Hi smithson and welcome to the board.
Just a quick response from me.
>>I guess I just wish I knew why he contacted me after all these years? What is the reason? It couldn't be just a simple "hi how are you", could it?<<
Of course it could be.
I was contacted by my first love a couple of years ago, and "Hi how are you" was exactly what it was about. We chatted at length on the phone and he came and met my family (including my sister and her family) and we had a fantastic catch up.
I found meeting him interesting because I realised what a nice guy he was, when I had previously been remembering more bad than good about the relationship.

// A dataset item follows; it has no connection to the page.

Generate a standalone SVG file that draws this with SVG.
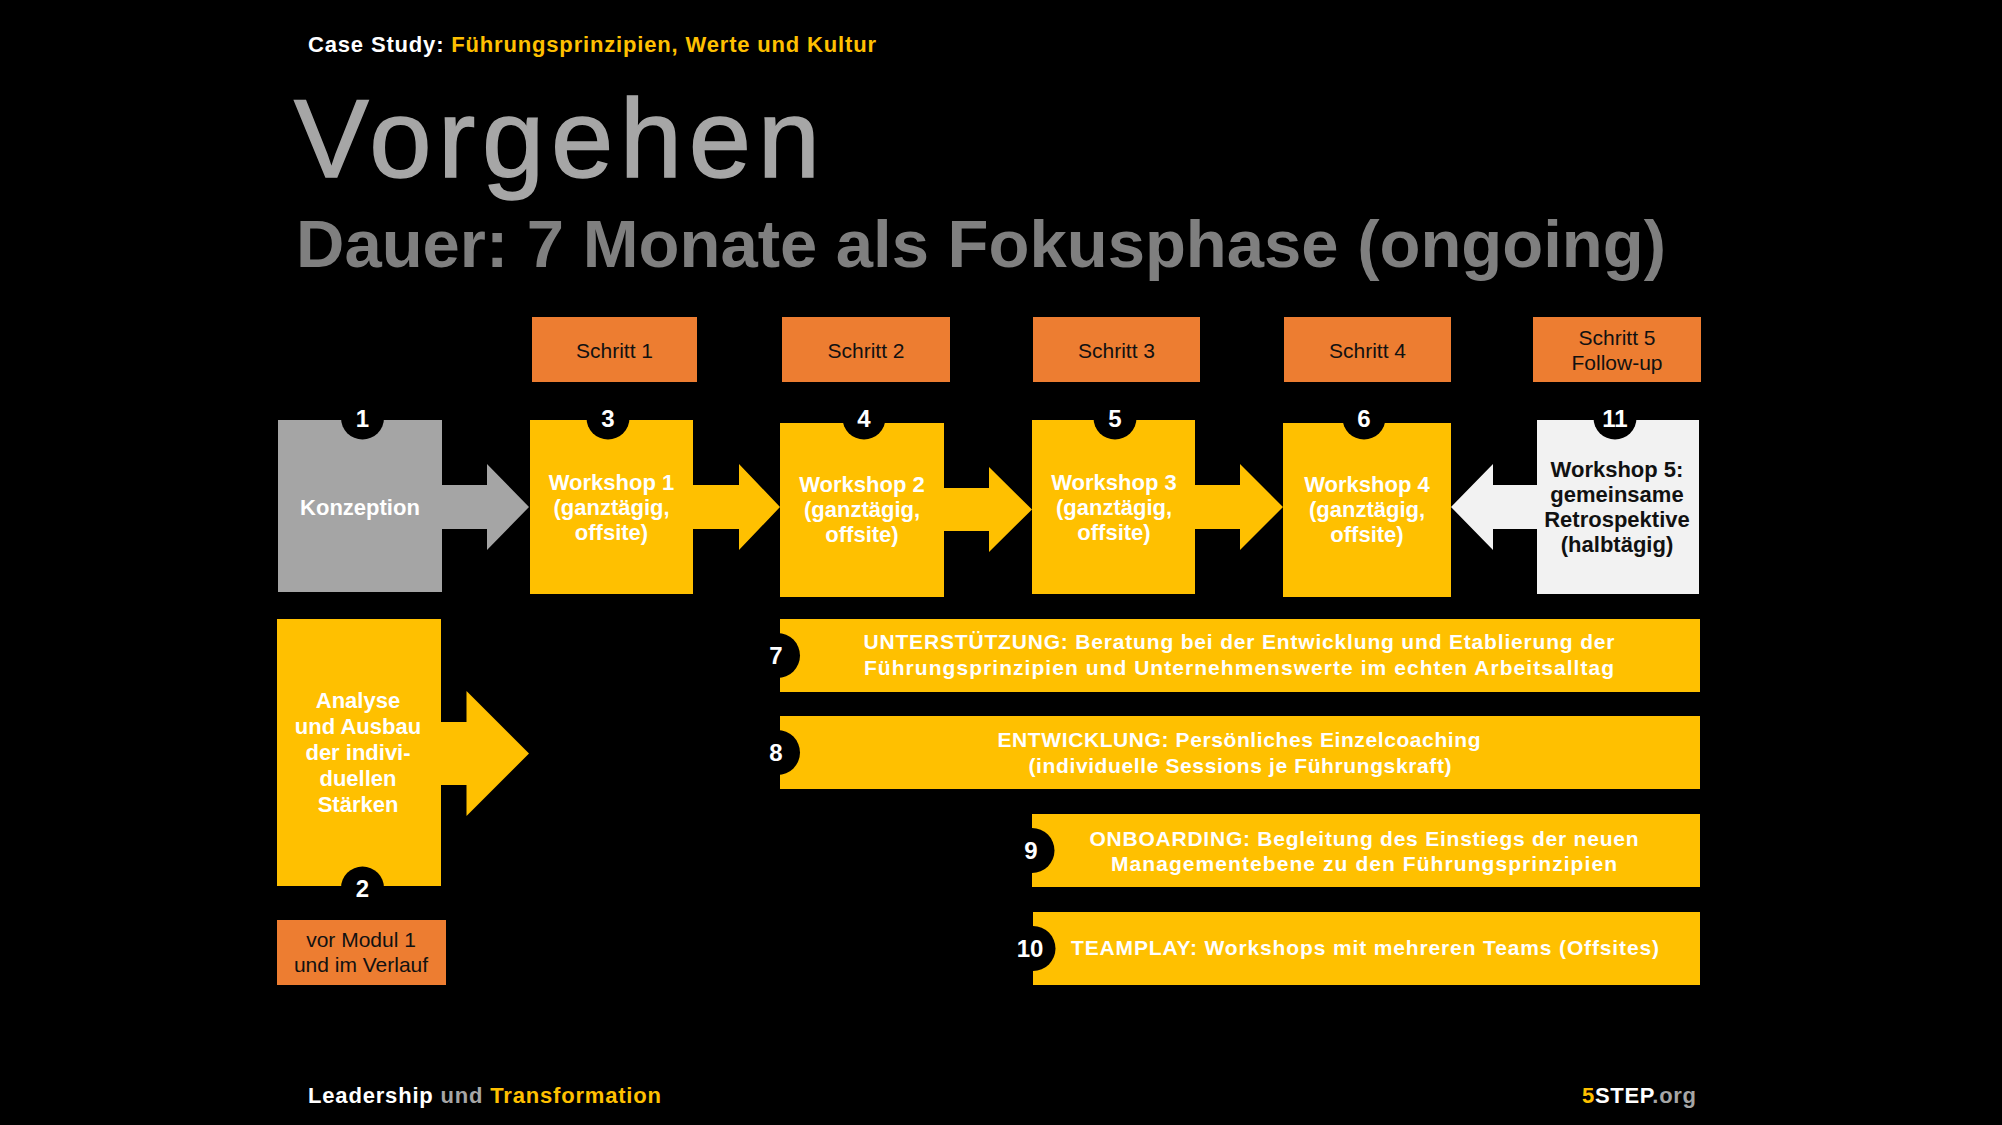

Rather than stirring up the past, meeting him has helped me put the past to bed. Just to make it clear, we did not discuss our prior relationship at all when we met again. It was more about finding out where our friends had ended up and who we had grown into as adults. Lots and lots of laughs and finding out what we'd discovered about life, the universe and everything. No different to a school reunion really.
The only weird thing was when we had a photo taken together, we were sitting and he put his arm over my shouder and I put my hand on his leg. It felt strangely comfortable even after 20 years apart. Of course, nothing more happened.
I have to admit, if he had professed feelings for me while knowing I am married, I would have been quite disturbed. While I may not have ignored the comment as your ex did, I would most certainly have put a stop to any thoughts of renewed feelings.
Over the past couple of years, this ex and I exchange emails about twice per year. Totally innocent and my husband reads the emails too.